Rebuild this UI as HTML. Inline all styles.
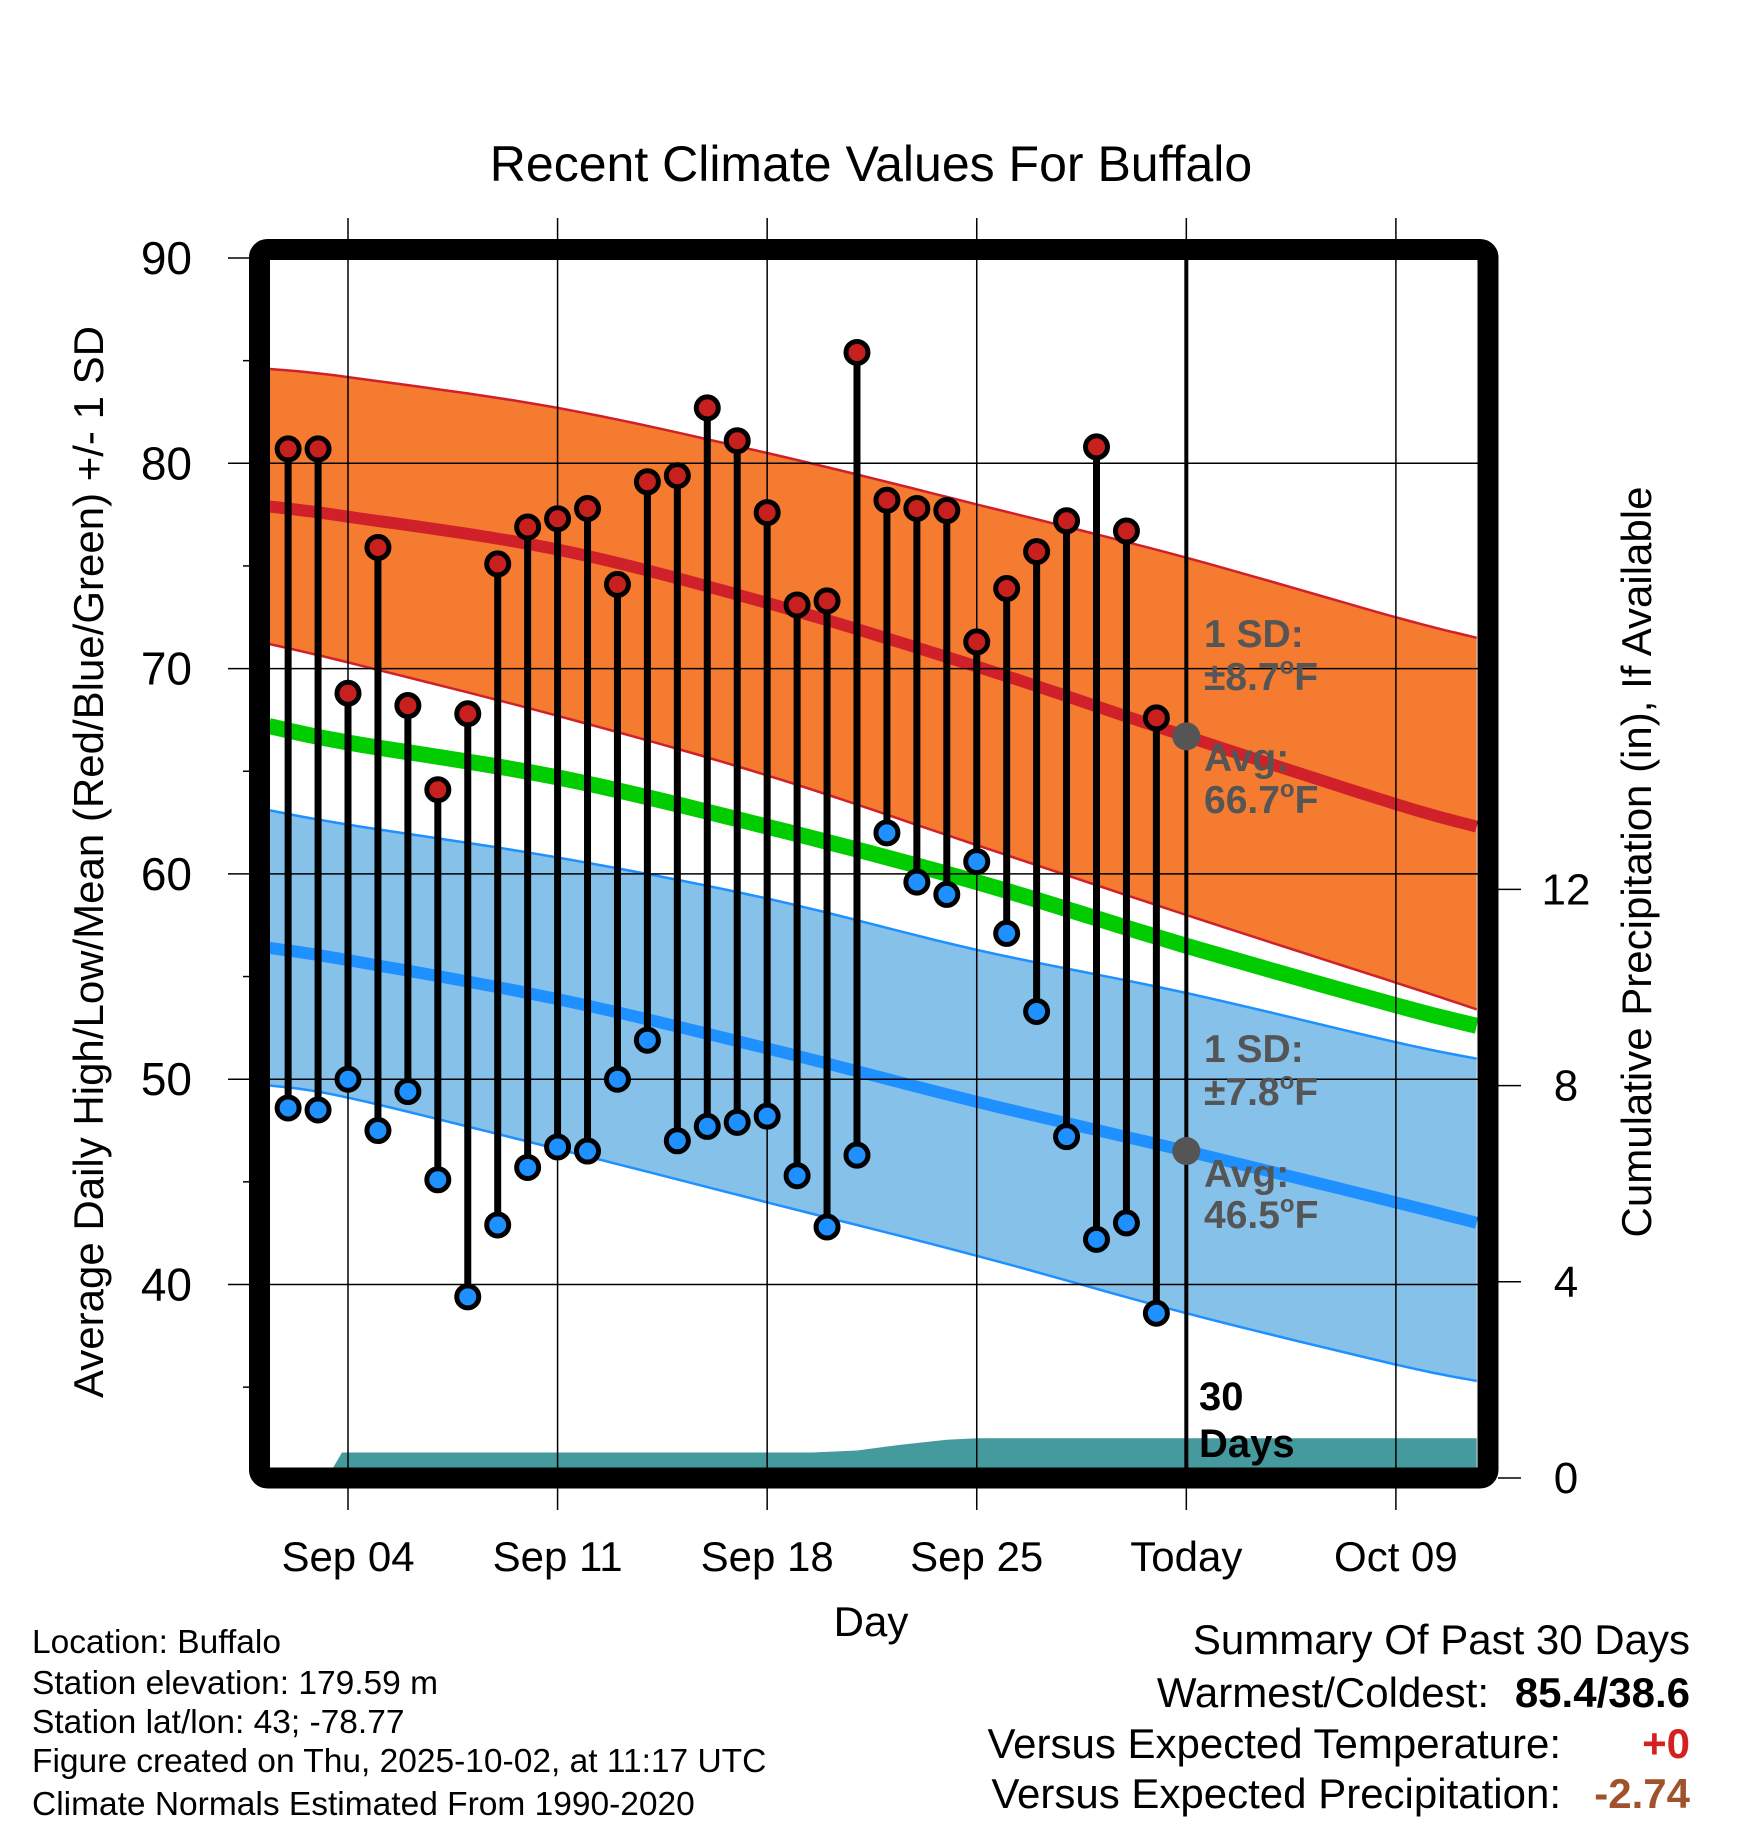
<!DOCTYPE html>
<html><head><meta charset="utf-8"><style>
html,body{margin:0;padding:0;background:#fff}
svg{display:block;font-family:"Liberation Sans",sans-serif}
</style></head><body>
<svg id="chart" width="1748" height="1828" viewBox="0 0 1748 1828">
<text x="871" y="181" font-size="50" text-anchor="middle">Recent Climate Values For Buffalo</text>
<g id="plot"></g>
</svg>
<script>
// ---- data ----
const obsDays = [2,3,4,5,6,7,8,9,10,11,12,13,14,15,16,17,18,19,20,21,22,23,24,25,26,27,28,29,30,31];
const highs = [80.7,80.7,68.8,75.9,68.2,64.1,67.8,75.1,76.9,77.3,77.8,74.1,79.1,79.4,82.7,81.1,77.6,73.1,73.3,85.4,78.2,77.8,77.7,71.3,73.9,75.7,77.2,80.8,76.7,67.6];
const lows = [48.6,48.5,50.0,47.5,49.4,45.1,39.4,42.9,45.7,46.7,46.5,50.0,51.9,47.0,47.7,47.9,48.2,45.3,42.8,46.3,62.0,59.6,59.0,60.6,57.1,53.3,47.2,42.2,43.0,38.6];
const normDays = [1.36,4,11,18,25,32,39,41.7];
const highAvg = [77.9,77.4,75.8,73.2,70.1,66.7,63.4,62.3];
const highUp = [84.6,84.2,82.7,80.5,78.0,75.4,72.5,71.5];
const highLo = [71.2,70.3,67.7,64.8,61.4,58.0,54.7,53.4];
const meanAvg = [67.2,66.4,64.7,62.3,59.6,56.5,53.6,52.6];
const lowUp = [63.1,62.4,60.8,58.8,56.3,54.2,51.8,51.0];
const lowAvg = [56.4,55.8,53.9,51.5,48.9,46.5,44.0,43.0];
const lowLo = [49.7,49.1,46.6,44.0,41.4,38.6,36.1,35.3];
const precipDays = [1.36,3.3,3.8,19.5,21,22.5,24,25,41.7];
const precipVals = [0,0,0.52,0.52,0.56,0.68,0.78,0.81,0.81];
const tempTicks = [40,50,60,70,80,90];
const precipTicks = [0,4,8,12];
const xTickDays = [4,11,18,25,32,39];
const xTickLabels = ["Sep 04","Sep 11","Sep 18","Sep 25","Today","Oct 09"];
const todayDay = 32;

// ---- axes ----
const X = d => 348 + (d - 4) * 29.94;
const Y = t => 258 + (90 - t) * 20.53;
const P = p => 1478 - p * 49.05;
const L = 270, R = 1478, T = 260, B = 1468;
const NS = "http://www.w3.org/2000/svg";
const g = document.getElementById('plot');
function el(tag, attrs, parent){const e=document.createElementNS(NS,tag);for(const k in attrs)e.setAttribute(k,attrs[k]);(parent||g).appendChild(e);return e;}
function smooth(xs, ys){
  const pts=[];
  for(let i=0;i<xs.length-1;i++){
    const x0=xs[Math.max(i-1,0)],x1=xs[i],x2=xs[i+1],x3=xs[Math.min(i+2,xs.length-1)];
    const y0=ys[Math.max(i-1,0)],y1=ys[i],y2=ys[i+1],y3=ys[Math.min(i+2,ys.length-1)];
    for(let s=0;s<10;s++){const t=s/10,t2=t*t,t3=t2*t;
      const f=(a,b,c,d)=>0.5*((2*b)+(-a+c)*t+(2*a-5*b+4*c-d)*t2+(-a+3*b-3*c+d)*t3);
      pts.push([f(x0,x1,x2,x3),f(y0,y1,y2,y3)]);}
  }
  pts.push([xs[xs.length-1],ys[ys.length-1]]);
  return pts;
}
const curve = vals => smooth(normDays.map(X), vals.map(Y));
const pstr = pts => pts.map(p=>p[0].toFixed(1)+','+p[1].toFixed(1)).join(' ');

const defs = el('defs',{});
const cp = el('clipPath',{id:'clip'},defs); el('rect',{x:L,y:T,width:R-L,height:B-T},cp);
const clipG = el('g',{'clip-path':'url(#clip)'});

function band(up, lo, fill, edge, name){
  const a=curve(up), b=curve(lo).reverse();
  const p = el('polygon',{points:pstr(a.concat(b)),fill:fill},clipG);
  
  
  const e1 = el('polyline',{points:pstr(a),fill:'none',stroke:edge,'stroke-width':2.5},clipG);
  
  
  const e2 = el('polyline',{points:pstr(curve(lo)),fill:'none',stroke:edge,'stroke-width':2.5},clipG);
  
  
}
band(lowUp, lowLo, '#85c1e9', '#1e90ff', 'low-sd-band');
band(highUp, highLo, '#f47b30', '#d0202a', 'high-sd-band');
function line(vals, color, w, name){
  const l = el('polyline',{points:pstr(curve(vals)),fill:'none',stroke:color,'stroke-width':w},clipG);
  
  
}
line(meanAvg,'#00cc00',16,'mean-normal-line');
line(highAvg,'#d0202a',12,'high-normal-line');
line(lowAvg,'#1e90ff',12,'low-normal-line');

{
  const pts = precipDays.map((d,i)=>[X(d),P(precipVals[i])]);
  const poly = pts.concat([[X(precipDays[precipDays.length-1]),P(0)+5],[X(precipDays[0]),P(0)+5]]);
  const a = el('polygon',{points:pstr(poly),fill:'#459a9e'},clipG);
  
  
}

tempTicks.forEach(t=>{
  const l = el('line',{x1:228,x2:R,y1:Y(t),y2:Y(t),stroke:'#000','stroke-width':1.5});
  
  
  const tx = el('text',{x:192,y:Y(t)+16,'font-size':46,'text-anchor':'end'});
  tx.textContent = t;
  
  
});
for(let t=35;t<90;t+=10){
  const m = el('line',{x1:243,x2:252,y1:Y(t),y2:Y(t),stroke:'#000','stroke-width':1.5});
  
  
}
xTickDays.forEach((d,i)=>{
  const l = el('line',{x1:X(d),x2:X(d),y1:218,y2:1510,stroke:'#000','stroke-width':1.5});
  
  
  const tx = el('text',{x:X(d),y:1571,'font-size':42,'text-anchor':'middle'});
  tx.textContent = xTickLabels[i];
  
  
});
precipTicks.forEach(p=>{
  const l = el('line',{x1:1498,x2:1521,y1:P(p),y2:P(p),stroke:'#000','stroke-width':1.5});
  
  
  const tx = el('text',{x:1566,y:P(p)+15,'font-size':44,'text-anchor':'middle'});
  tx.textContent = p;
  
  
});

{
  const l = el('line',{x1:X(todayDay),x2:X(todayDay),y1:T,y2:B,stroke:'#000','stroke-width':4});
  
  
}

obsDays.forEach((d,i)=>{
  const s = el('line',{x1:X(d),x2:X(d),y1:Y(highs[i]),y2:Y(lows[i]),stroke:'#000','stroke-width':7});
  
  
});
obsDays.forEach((d,i)=>{
  const h = el('circle',{cx:X(d),cy:Y(highs[i]),r:11,fill:'#c8201e',stroke:'#000','stroke-width':5});
  
  
  const lo = el('circle',{cx:X(d),cy:Y(lows[i]),r:11,fill:'#1e90ff',stroke:'#000','stroke-width':5});
  
  
});
[66.7,46.5].forEach(v=>{
  const c = el('circle',{cx:X(todayDay),cy:Y(v),r:14,fill:'#555'});
  
  
});

{
  const f = el('rect',{x:259.5,y:249.5,width:1228.5,height:1228.5,rx:8,fill:'none',stroke:'#000','stroke-width':21});
  
  
}
</script>
<svg width="1748" height="1828" style="position:absolute;left:0;top:0">
<g font-family="Liberation Sans, sans-serif" font-weight="bold" font-size="39" fill="#555">
<text x="1204" y="647">1 SD:</text>
<text x="1204" y="690">±8.7<tspan dy="-16" font-size="24">o</tspan><tspan dy="16">F</tspan></text>
<text x="1204" y="771">Avg:</text>
<text x="1204" y="813">66.7<tspan dy="-16" font-size="24">o</tspan><tspan dy="16">F</tspan></text>
<text x="1204" y="1062">1 SD:</text>
<text x="1204" y="1105">±7.8<tspan dy="-16" font-size="24">o</tspan><tspan dy="16">F</tspan></text>
<text x="1204" y="1187">Avg:</text>
<text x="1204" y="1228">46.5<tspan dy="-16" font-size="24">o</tspan><tspan dy="16">F</tspan></text>
</g>
<g font-family="Liberation Sans, sans-serif" font-weight="bold" font-size="40" fill="#000">
<text x="1199" y="1410">30</text>
<text x="1199" y="1457">Days</text>
</g>
<text x="92" y="862" transform="rotate(-90 92 862)" font-family="Liberation Sans, sans-serif" font-size="42" text-anchor="middle" dominant-baseline="middle">Average Daily High/Low/Mean (Red/Blue/Green) +/- 1 SD</text>
<text x="1640" y="862" transform="rotate(-90 1640 862)" font-family="Liberation Sans, sans-serif" font-size="42" text-anchor="middle" dominant-baseline="middle">Cumulative Precipitation (in), If Available</text>
<text x="871" y="1636" font-family="Liberation Sans, sans-serif" font-size="42" text-anchor="middle">Day</text>
<g font-family="Liberation Sans, sans-serif" font-size="33.5" fill="#000">
<text x="32" y="1653">Location: Buffalo</text>
<text x="32" y="1694">Station elevation: 179.59 m</text>
<text x="32" y="1733">Station lat/lon: 43; -78.77</text>
<text x="32" y="1772">Figure created on Thu, 2025-10-02, at 11:17 UTC</text>
<text x="32" y="1815">Climate Normals Estimated From 1990-2020</text>
</g>
<g font-family="Liberation Sans, sans-serif" font-size="42" fill="#000">
<text x="1690" y="1654" text-anchor="end">Summary Of Past 30 Days</text>
<text x="1489" y="1707" text-anchor="end">Warmest/Coldest:</text>
<text x="1690" y="1707" text-anchor="end" font-weight="bold">85.4/38.6</text>
<text x="1561" y="1758" text-anchor="end">Versus Expected Temperature:</text>
<text x="1690" y="1758" text-anchor="end" font-weight="bold" fill="#d62020">+0</text>
<text x="1561" y="1808" text-anchor="end">Versus Expected Precipitation:</text>
<text x="1690" y="1808" text-anchor="end" font-weight="bold" fill="#a0522d">-2.74</text>
</g>
</svg>
</body></html>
--
#### WRITTEN EXERCISE
Up to and including the line with "const todayDay = 32;", copy the data above from its first line. Skip pictures.

#### OUTPUT OF THE TASK
Rebuild this UI as HTML. Inline all styles.
<!DOCTYPE html>
<html><head><meta charset="utf-8"><style>
html,body{margin:0;padding:0;background:#fff}
svg{display:block;font-family:"Liberation Sans",sans-serif}
</style></head><body>
<svg id="chart" width="1748" height="1828" viewBox="0 0 1748 1828">
<text x="871" y="181" font-size="50" text-anchor="middle">Recent Climate Values For Buffalo</text>
<g id="plot"></g>
</svg>
<script>
// ---- data ----
const obsDays = [2,3,4,5,6,7,8,9,10,11,12,13,14,15,16,17,18,19,20,21,22,23,24,25,26,27,28,29,30,31];
const highs = [80.7,80.7,68.8,75.9,68.2,64.1,67.8,75.1,76.9,77.3,77.8,74.1,79.1,79.4,82.7,81.1,77.6,73.1,73.3,85.4,78.2,77.8,77.7,71.3,73.9,75.7,77.2,80.8,76.7,67.6];
const lows = [48.6,48.5,50.0,47.5,49.4,45.1,39.4,42.9,45.7,46.7,46.5,50.0,51.9,47.0,47.7,47.9,48.2,45.3,42.8,46.3,62.0,59.6,59.0,60.6,57.1,53.3,47.2,42.2,43.0,38.6];
const normDays = [1.36,4,11,18,25,32,39,41.7];
const highAvg = [77.9,77.4,75.8,73.2,70.1,66.7,63.4,62.3];
const highUp = [84.6,84.2,82.7,80.5,78.0,75.4,72.5,71.5];
const highLo = [71.2,70.3,67.7,64.8,61.4,58.0,54.7,53.4];
const meanAvg = [67.2,66.4,64.7,62.3,59.6,56.5,53.6,52.6];
const lowUp = [63.1,62.4,60.8,58.8,56.3,54.2,51.8,51.0];
const lowAvg = [56.4,55.8,53.9,51.5,48.9,46.5,44.0,43.0];
const lowLo = [49.7,49.1,46.6,44.0,41.4,38.6,36.1,35.3];
const precipDays = [1.36,3.3,3.8,19.5,21,22.5,24,25,41.7];
const precipVals = [0,0,0.52,0.52,0.56,0.68,0.78,0.81,0.81];
const tempTicks = [40,50,60,70,80,90];
const precipTicks = [0,4,8,12];
const xTickDays = [4,11,18,25,32,39];
const xTickLabels = ["Sep 04","Sep 11","Sep 18","Sep 25","Today","Oct 09"];
const todayDay = 32;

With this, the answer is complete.